The favourite cliche in Washington was that a birthday party had become a council of war. For the pessimistic, the party had become a wake for an alliance whose time and credibility were exhausted.

Nato, which had prided itself on never having engaged its troops in any conflict on the continent of Europe, and on keeping the peace through the deterrent force of military strength, is marking its 50th anniversary at war. A generation of leaders, many of whom cut their political teeth in the anti-war movements of the Sixties, have ordered troops into the first serious armed conflict in Europe since the Second World War. And Britain, with Tony Blair speaking repeatedly of a "just war", is once again in the vanguard, at least of the rhetoric.

When Mr Blair and the other 18 allied leaders assembled at the Ronald Reagan International Trade Center in Washington, the mood was sombre.

General Hugh Shelton and General Wesley Clark, the Supreme Allied Commander, Europe, were due to open the gathering by giving allied leaders a briefing on the state of the conflict in Kosovo. The ensuing discussion was to consider urgent practicalities, such as: could the alliance remain united if military action were intensified. "We have done everything we could to resolve this matter peacefully, but when we fight, we fight to prevail," said President Bill Clinton.

This uncertain council of war is not what Washington had planned to mark what US officials had been calling for months "the most successful military alliance in history". There was to have been be a fly-past and a march- past incorporating the three new alliance members - the Czech Republic, Hungary and Poland. There was to have been a White House banquet for the leaders, and another for all 44 members of the alliance and its post cold war affiliate, the Partnership for Peace. Russia was to have been an honoured guest.

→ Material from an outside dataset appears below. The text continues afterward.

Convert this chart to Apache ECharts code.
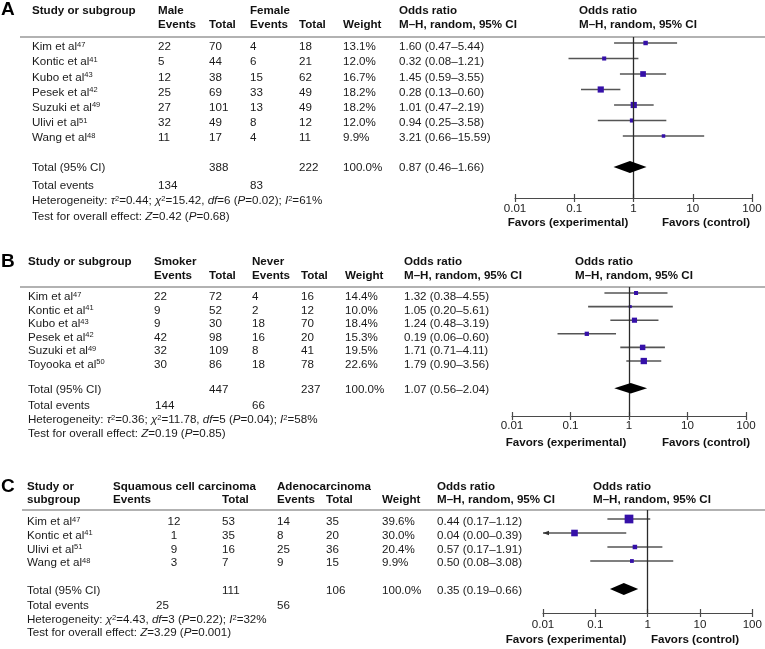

In the past three weeks, almost every element was rethought or scrapped. First to go was the fly-past, judged inappropriate at a time when Nato planes were bombing Belgrade. Then the march-past was dropped. Last night's alliance leaders' banquet became a "small dinner".

Yesterday morning, the thoroughfares of ceremonial Washington were almost deserted: a security cordon in operation for almost a mile around kept all but delegates and journalists away.

Until Sunday, this is a secure area in a capital which is talking war.